* **PROBLEM DESCRIPTION**: Lines that include the word "this" are the ones to copy.

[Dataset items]
▶
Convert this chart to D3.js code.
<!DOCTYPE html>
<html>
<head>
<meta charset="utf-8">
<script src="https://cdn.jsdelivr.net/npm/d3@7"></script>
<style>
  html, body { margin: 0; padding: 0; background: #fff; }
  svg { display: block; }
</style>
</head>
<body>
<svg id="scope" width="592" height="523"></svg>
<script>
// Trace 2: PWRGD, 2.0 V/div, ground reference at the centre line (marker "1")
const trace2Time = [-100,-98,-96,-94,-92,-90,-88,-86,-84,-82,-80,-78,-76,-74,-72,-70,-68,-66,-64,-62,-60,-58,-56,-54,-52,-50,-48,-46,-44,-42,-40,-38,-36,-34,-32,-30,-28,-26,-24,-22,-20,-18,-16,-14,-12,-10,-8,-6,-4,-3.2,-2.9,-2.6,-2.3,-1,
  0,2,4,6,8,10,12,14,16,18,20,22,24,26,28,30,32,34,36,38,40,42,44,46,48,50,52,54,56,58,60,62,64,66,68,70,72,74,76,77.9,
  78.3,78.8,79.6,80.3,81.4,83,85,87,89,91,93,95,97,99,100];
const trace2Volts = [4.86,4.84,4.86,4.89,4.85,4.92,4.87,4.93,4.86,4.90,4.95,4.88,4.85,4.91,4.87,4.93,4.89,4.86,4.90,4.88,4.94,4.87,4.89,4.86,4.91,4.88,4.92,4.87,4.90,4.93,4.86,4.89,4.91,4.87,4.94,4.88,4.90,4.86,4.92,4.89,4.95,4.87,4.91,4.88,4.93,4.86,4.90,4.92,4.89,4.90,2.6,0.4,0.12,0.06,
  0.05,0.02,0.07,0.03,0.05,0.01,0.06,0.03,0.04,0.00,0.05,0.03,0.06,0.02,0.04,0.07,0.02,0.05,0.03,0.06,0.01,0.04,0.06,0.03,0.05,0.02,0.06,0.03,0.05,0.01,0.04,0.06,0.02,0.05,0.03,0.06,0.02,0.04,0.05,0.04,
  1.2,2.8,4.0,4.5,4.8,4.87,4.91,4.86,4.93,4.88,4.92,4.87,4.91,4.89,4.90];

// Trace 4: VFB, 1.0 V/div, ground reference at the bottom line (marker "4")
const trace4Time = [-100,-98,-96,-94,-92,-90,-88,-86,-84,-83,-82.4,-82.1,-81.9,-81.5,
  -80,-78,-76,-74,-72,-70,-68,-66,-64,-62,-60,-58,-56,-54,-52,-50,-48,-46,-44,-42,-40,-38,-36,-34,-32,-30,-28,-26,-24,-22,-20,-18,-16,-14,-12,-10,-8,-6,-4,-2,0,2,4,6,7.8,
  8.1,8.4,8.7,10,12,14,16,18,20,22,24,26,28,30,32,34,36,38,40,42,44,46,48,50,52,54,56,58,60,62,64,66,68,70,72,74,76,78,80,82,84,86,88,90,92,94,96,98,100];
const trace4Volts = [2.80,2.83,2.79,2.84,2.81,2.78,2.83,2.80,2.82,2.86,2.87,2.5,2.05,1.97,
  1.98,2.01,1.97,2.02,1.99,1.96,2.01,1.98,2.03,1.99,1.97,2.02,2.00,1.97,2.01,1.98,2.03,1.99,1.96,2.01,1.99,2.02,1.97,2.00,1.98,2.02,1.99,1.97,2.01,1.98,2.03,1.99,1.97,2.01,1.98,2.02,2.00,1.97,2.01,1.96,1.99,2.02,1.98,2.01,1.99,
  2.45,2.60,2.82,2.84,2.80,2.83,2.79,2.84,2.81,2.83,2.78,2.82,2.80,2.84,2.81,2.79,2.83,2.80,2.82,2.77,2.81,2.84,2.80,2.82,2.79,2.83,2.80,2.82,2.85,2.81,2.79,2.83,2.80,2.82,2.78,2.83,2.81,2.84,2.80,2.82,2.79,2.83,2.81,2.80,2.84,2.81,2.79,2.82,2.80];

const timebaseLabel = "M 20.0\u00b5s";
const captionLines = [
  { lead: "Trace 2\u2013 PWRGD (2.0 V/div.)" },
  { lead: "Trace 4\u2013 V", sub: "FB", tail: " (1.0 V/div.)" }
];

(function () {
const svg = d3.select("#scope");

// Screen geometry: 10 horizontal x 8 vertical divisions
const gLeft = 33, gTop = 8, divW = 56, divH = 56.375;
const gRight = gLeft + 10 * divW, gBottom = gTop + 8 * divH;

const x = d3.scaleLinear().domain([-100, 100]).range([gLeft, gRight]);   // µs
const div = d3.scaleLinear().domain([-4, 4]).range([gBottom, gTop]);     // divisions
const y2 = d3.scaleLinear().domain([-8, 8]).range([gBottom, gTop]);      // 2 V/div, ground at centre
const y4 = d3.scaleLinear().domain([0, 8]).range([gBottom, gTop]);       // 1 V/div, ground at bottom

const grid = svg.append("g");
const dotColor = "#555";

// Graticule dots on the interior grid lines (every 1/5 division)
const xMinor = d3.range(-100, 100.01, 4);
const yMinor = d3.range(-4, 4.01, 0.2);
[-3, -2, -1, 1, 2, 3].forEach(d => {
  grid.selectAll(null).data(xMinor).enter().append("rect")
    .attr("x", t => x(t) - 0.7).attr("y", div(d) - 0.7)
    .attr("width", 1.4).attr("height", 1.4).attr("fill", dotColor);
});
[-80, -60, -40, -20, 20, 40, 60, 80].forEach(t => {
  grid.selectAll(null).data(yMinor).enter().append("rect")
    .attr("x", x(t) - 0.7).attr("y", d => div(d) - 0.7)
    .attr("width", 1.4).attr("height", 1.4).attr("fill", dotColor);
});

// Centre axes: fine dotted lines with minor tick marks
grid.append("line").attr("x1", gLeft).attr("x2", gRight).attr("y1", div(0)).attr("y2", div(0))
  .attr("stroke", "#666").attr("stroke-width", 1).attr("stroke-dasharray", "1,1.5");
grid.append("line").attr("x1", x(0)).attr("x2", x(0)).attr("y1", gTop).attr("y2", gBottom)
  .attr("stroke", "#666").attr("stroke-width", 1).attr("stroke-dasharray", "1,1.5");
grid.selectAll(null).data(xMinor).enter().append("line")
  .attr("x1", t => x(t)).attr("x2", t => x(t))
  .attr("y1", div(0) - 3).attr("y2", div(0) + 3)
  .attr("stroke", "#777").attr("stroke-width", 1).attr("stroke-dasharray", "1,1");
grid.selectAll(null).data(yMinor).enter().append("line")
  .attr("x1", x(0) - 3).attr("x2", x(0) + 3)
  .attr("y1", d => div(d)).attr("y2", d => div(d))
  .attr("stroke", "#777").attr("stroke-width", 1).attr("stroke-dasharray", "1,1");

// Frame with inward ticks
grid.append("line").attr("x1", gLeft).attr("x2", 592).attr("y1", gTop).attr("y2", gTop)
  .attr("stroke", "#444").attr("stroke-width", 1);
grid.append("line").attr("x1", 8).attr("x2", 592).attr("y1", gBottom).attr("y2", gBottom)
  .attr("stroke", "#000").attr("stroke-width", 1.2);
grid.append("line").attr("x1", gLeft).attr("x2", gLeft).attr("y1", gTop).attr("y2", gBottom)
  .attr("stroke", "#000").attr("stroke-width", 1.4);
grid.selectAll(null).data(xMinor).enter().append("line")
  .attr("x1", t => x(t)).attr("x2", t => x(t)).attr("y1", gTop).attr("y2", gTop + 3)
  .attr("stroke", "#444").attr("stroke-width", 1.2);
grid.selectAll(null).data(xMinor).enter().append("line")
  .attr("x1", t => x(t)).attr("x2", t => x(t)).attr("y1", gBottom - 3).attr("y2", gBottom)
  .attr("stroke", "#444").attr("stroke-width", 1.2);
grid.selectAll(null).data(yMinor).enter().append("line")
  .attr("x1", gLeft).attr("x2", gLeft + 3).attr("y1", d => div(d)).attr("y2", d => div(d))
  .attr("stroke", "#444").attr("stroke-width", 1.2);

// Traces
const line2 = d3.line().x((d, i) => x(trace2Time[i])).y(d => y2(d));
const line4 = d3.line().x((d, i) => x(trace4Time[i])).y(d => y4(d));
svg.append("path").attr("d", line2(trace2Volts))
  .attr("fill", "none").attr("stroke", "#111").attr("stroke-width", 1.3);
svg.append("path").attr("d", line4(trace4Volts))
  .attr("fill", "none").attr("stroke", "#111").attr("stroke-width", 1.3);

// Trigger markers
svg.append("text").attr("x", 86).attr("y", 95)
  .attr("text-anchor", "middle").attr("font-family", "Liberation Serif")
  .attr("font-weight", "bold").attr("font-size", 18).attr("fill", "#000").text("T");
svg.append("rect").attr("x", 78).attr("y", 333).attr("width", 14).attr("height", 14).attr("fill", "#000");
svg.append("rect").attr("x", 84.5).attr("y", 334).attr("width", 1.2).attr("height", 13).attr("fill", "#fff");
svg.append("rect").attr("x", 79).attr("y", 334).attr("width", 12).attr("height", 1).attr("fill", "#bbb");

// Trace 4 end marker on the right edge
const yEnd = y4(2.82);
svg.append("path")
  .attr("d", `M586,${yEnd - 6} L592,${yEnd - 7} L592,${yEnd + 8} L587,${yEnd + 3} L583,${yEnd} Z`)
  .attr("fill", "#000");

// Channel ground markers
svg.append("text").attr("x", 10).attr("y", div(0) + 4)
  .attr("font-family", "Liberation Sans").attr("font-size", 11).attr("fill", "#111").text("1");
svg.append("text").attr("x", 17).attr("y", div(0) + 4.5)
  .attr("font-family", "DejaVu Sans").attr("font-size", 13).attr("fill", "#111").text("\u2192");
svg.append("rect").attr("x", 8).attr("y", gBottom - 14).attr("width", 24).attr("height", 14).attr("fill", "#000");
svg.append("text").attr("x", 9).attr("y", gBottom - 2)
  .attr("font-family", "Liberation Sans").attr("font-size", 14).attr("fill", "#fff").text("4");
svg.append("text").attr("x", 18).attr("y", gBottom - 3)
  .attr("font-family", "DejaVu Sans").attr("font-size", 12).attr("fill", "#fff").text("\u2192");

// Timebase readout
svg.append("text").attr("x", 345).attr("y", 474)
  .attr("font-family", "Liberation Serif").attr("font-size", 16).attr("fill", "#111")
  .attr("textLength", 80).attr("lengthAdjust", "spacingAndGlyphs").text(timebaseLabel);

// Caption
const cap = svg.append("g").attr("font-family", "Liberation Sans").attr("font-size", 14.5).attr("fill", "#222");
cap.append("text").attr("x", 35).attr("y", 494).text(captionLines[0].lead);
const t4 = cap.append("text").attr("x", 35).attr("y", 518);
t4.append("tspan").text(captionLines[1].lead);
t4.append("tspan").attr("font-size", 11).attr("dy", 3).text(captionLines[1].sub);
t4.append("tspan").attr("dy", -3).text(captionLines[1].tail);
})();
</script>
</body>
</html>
◀
▶
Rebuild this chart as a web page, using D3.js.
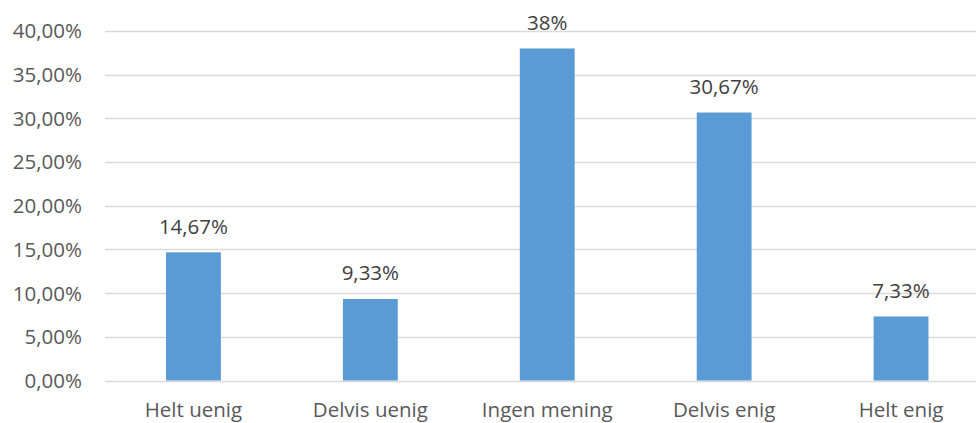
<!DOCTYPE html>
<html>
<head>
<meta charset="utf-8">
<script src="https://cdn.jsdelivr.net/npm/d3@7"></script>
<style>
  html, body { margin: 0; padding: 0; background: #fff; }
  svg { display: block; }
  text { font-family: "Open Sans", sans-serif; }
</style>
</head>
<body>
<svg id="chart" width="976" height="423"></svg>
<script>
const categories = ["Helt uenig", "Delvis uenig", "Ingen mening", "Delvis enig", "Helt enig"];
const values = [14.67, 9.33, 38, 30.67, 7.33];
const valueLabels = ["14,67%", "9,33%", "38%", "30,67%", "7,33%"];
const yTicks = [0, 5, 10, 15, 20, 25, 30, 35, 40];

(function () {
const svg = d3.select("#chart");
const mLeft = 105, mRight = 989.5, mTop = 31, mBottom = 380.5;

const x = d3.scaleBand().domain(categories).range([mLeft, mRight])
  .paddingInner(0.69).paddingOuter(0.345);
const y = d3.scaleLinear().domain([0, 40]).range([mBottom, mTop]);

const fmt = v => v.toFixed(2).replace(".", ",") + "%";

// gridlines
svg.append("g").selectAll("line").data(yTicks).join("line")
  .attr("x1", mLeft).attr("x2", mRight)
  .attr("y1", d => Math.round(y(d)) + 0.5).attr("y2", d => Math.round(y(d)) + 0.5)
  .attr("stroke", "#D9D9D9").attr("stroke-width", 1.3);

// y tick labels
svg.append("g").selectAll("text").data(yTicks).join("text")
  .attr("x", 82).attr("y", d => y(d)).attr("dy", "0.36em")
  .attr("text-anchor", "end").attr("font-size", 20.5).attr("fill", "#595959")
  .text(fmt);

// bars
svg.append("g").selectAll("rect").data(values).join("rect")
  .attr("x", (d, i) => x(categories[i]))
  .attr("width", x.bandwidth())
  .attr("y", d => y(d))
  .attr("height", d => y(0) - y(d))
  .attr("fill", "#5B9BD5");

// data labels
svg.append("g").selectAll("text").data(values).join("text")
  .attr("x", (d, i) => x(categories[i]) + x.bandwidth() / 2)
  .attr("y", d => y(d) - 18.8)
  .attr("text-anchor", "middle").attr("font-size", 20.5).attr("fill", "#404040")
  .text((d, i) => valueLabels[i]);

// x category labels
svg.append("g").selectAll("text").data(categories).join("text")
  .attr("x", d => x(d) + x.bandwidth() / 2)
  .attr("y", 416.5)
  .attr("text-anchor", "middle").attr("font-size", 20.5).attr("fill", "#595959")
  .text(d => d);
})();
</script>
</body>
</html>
◀
* **REPLY**:
Convert this chart to D3.js code.
Rebuild this chart as a web page, using D3.js.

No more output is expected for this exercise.